From Publishers Weekly
Smith has clearly taken lessons from a few successful writers of chick lit ("Days Without Sex: 0"), but his boy version of Bridget Jones lacks the key ingredient: a sympathetic protagonist. Tom Farrell, 32, lives in Manhattan and works at a publication called Tabloid (a dead ringer for the New York Post), which proudly proclaims itself to be "America's loudest newspaper." Farrell's job is that of "rewrite man," redoing stories by shaping them into salacious shorts and then coming up with eye-catching headlines. As he puts it, however, his "most time-consuming hobby is collecting ex-girlfriends," and the novel-which chronicles five months in Farrell's life-is mostly a jumbled catalogue of his failed love affairs. There's Julia, a co-worker Farrell can't get out of his head; Bran, a platonic friend he might try to get into his bed; Katie, a budding lawyer; and Liesl, an earnest German paralegal. Smith, the book and music review editor at People magazine, writes in glossy and accessible magazine prose (Farrell describes a co-worker as "a girl whose hotitude was... off the charts") and his New York patter can be clever. Searching for its place somewhere between Nick Hornby in subject matter and David Sedaris in its wit, this novel rests uneasily between the two. Publishing and journalism insiders will enjoy Smith's spot-on description of the tabloid life, but women looking for insights into the male psyche, the real potential readership here, may not take kindly to Smith's unflattering dissection of his dates. Still, this is a lively, promising debut.

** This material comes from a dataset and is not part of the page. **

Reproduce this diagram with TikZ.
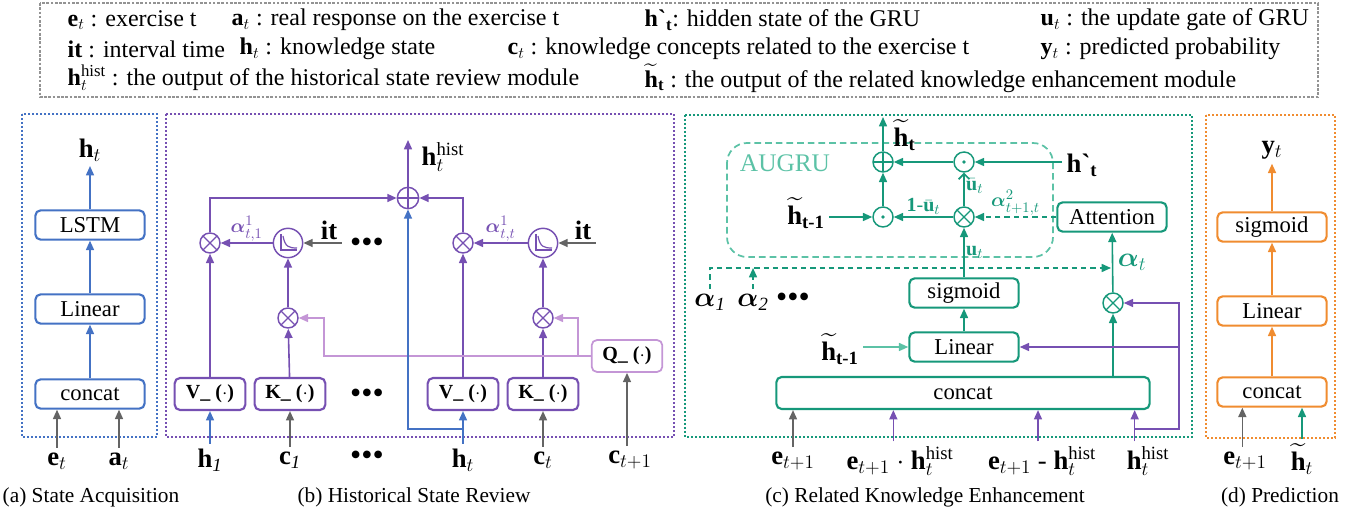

Copyright 2003 Reed Business Information, Inc.
From Booklist
Tom Farrell--single, 32, smart, caustic, and often drunk--is a "rewrite" wiz at a "real tabloidy tabloid" in New York City and in desperate need of a mate. But so intent is he on acting the part of a witty, laidback, sensitive lover boy that none of the gorgeous, intelligent, and cutthroat women he woos takes him seriously, especially his obsession, the wretchedly manipulative Julia. Basically, this debut novel is a jejune tale of unrequited love sloppily tied to 9/11. But Smith, the book and music review editor at
People, is so devilishly hilarious in his parsing of his narrator-hero's romantic longings and degraded vocation (his sly co-workers are a riot), and so electrifying in his assaults on New York pretension, the inanities of new parents, bad rock and roll, the horrors of dating, and the conflicting desires for casual sex and undying love, he manages to generate a wealth of intriguing psychological and social minutiae. Ultimately, this is an amusing and endearing portrait of a near-loser about to blossom into a truly cool guy.